Betty Levin is the author of many popular books for young people, including The Banished; Look Back, Moss; Away to Me, Moss; Island Bound; Fire in the Wind; and The Trouble with Gramary. Betty Levin has a sheep farm in Lincoln, Massachusetts, where she also raises and trains sheepdogs. In Her Own Words... "I started writing stories almost as soon as I began to read. They were derivative and predictable-as much a way of revisiting characters and places in books I loved as it was a means of self-expression.
I don't remember when words and their use became important. In the beginning was the story, and for a long time it was all that mattered."Even though I always wrote, I imagined becoming an explorer or an animal trainer. This was long before I had to be gainfully employed. It wasn't until after I'd landed in the workplace, first in museum research and then in teaching, that I returned to story writing-this time for my young children.

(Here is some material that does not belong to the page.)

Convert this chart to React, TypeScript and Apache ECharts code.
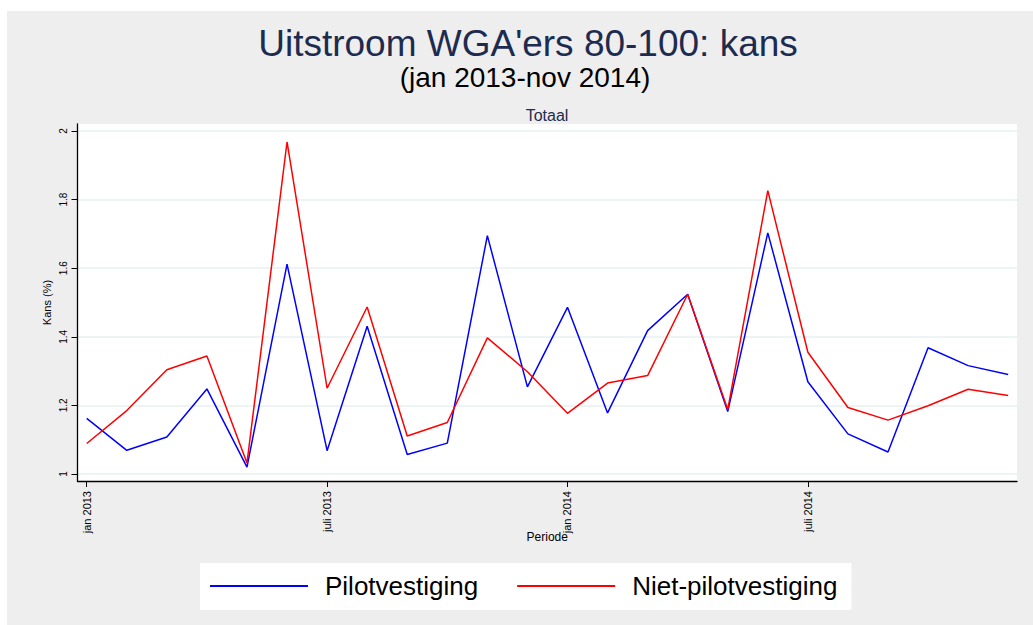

Then a fellowship in creative writing at the Bunting Institute of Radcliffe College gave me and my storymaking a chance. One affirmation led to another, and now there are books-and some readers."When I talk with children in schools and libraries, I realize that child readers are still out there. When they get excited about a character or a scene, a new dimension opens for them, a new way of seeing and feeling and understanding."Of course there is always one child who asks how it feels to be famous and to be recognized in supermarkets.
I explain that the only people who recognize me are those who have seen me working my sheep dogs or selling my wool at sheep fairs. That response often prompts another query: Why write books if they don't make you rich and famous? I usually toss that question back at the children. Why do they invent stories? How does story writing make them feel?"Eventually we explore the distinction between wanting to be a writer and needing to write.
If we want to write, then we must and will. Whether or not we become published authors, we all have tales to tell and stories to share. Literature can only continue to grow from the roots of our collective experience if children understand that they are born creative and that all humans are myth users and storytellers."